Türkiye’nin geçen hafta Gürcistan’a karşı başarısı için sosyal medyada övücü bir yorum paylaştım. Hızlı “solcu” bir arkadaşım bunu eleştirince çileden çıktım. Ona ağzıma geleni söyledim.
Kıbrıslıtürk birisinin ulusal spor müsabakalarında Türkiye’nin başarısına sevinmesi kadar doğal bir şey olabilir mi? Olimpiyatlarda Türkiye’li atletlerin Madalya almasına sevinmek garip bir şey mi?
Küçük yaşlardan beri Türkiye futbolunu takip ettim. Fanatik Fenerbahçe taraftarı olmaktan uzun yıllar önce vazgeçtim. Üç yıldan beri de fanatik Arsenal taraftarı olmayı bıraktım.
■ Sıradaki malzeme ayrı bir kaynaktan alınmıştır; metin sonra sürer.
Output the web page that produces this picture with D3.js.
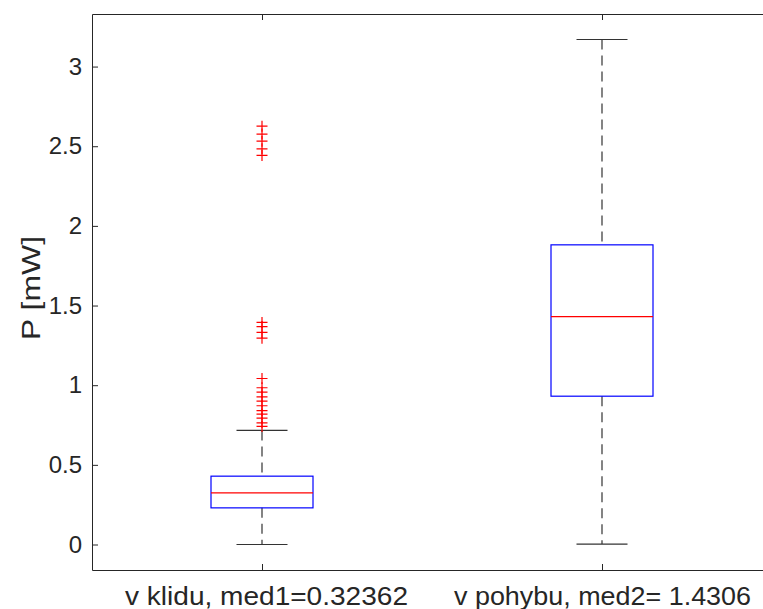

Futbolu çok az seyreder oldum. Ama Türkiye’nin katıldığı ulusal müsabakalarda her zaman Türkiye’nin yer aldığı maçları izleyip başarılarına sevineceğim. Tatlıses “Urfa’da Oxford vardı da biz mi gitmedik?” demişti. “Turnuvalarda GERÇEK Kıbrıs takımları oldu da biz mi desteklemedik?” diyorum ben de.
Son olarak politik nedenler yüzünden Türkiye’yi desteklememi garip gören dostuma bir hatırlatma yapmak istiyorum. Tüm futbol hayranlarının zevkle seyrettiği, milyonlarca insanın ikinci takımı olan Brezilya futbol takımının esip gürlediği 1970li yıllarda Brezilya askeri junta tarafından yönetilen faşist bir diktatörlüktü.